Four years ago, Peruth Chemutai shocked the world on this very track.
A little-known runner from Bukwo District in eastern Uganda, she outkicked a stacked Olympic field to win gold in the 3000m steeple-chase, becoming the first Ugandan woman ever to claim an Olympic medal.
Tonight at 9:30 p.m. in Tokyo (3:30 p.m. Ugandan time), she will try to make history again. On Monday, Chemutai glided through her heat with a calm authority, leading from start to finish in 9:07.68. It was not just a qualification run; it was a reminder.
A reminder that the Olympic champion who first conquered Tokyo in 2021 and lowered her national record to 8:53.45 in Paris last summer is still very much a contender.
“I guess we might get our very first silverware,” said Nicholas Bamulanzeki, a Ugandan journalist following the team in Japan. “
She posted the best time across all three heats. The only real danger is Bahrain’s Winfred Mutile Yavi.”
The final will be anything but easy. Chemutai will line up against the sport’s most fearsome names: Kenya’s Doris Lemngole and Faith Cherotich, Ethiopia’s Komi Muleta, and Yavi, the reigning power-house from Bahrain. Germany and the U.S. have sent three runners each.
Great Britain, France, and Tunisia are represented too. For Chemutai, however, the Tokyo track carries a weight unlike any other.
“This is the place that changed everything,” she said after her heat. “It feels like home.” The city is both a proving ground and a memory, the place where she first ran into history with a 9:01.45 in 2021, and where she now returns as a seasoned champion with medals, records, and scars of hard races behind her.
Chemutai’s journey has been as steep as the barriers she clears. She grew up in Bukwo, a rural district on the slopes of Mount Elgon, where young girls were rarely encouraged to chase running dreams. She first gained attention at the 2015 Commonwealth Youth Games, collecting two silvers, and then appeared as a teenager at the 2016 Olympics.
In 2018, she claimed World U20 silver and set a national record in Monaco.
THE WEIGHT OF EXPECTATION
By 2019, she was finishing in the top five in World Cross Country. And then came Tokyo 2021: a national record, a historic gold. She has since broken the nine-minute barrier, claimed another national record at the Prefontaine Classic, and added Olympic silver in Paris.
Through it all, her reputation has grown beyond medals. She is now a symbol of possibility, proof to young Ugandan girls that one can rise from dusty rural paths to the pinnacle of world sport. Tokyo, however, has not been kind this time.
Temperatures have soared, humidity has been punishing, and athletes from across the globe have wilted under the conditions. Yet Chemutai has managed to steady herself, looking stronger and calmer than many of her rivals.
“Heat and humidity are affecting everyone,” Bamulanzeki noted, “but Chemutai seems to handle it better. Her composure has been striking.”
Uganda’s athletics team has already endured its share of ups and downs at these championships.

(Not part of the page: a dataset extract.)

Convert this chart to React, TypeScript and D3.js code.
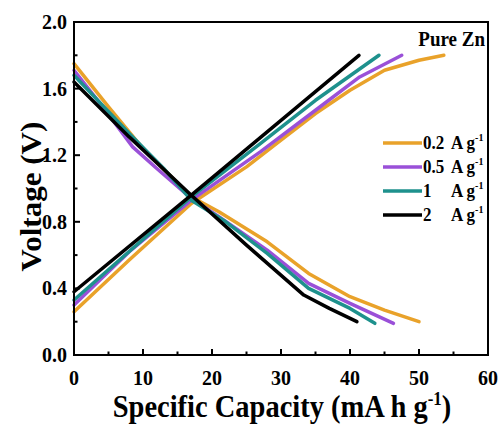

Stella Chesang battled to 12th in the marathon, while Mercyline Chelangat managed a season-best in 49th.
In the men’s races, Abel Chelangat delivered an impressive fifth in the marathon, though several teammates failed to finish. Yet confidence in the camp remains high. Joshua Cheptegei, Uganda’s two-time Olympic champion and longtime team captain, praised the squad’s depth despite his absence.
“This team is great,” he said. “It has world champions and spectacular athletes. Be assured, they will come home with medals.”
For Chemutai, tonight is more than another final. It is a test of endurance, of memory, and of destiny. She has already secured her place in Ugandan history. But in sport, history never feels complete. There is always another barrier, another medal, another race to run.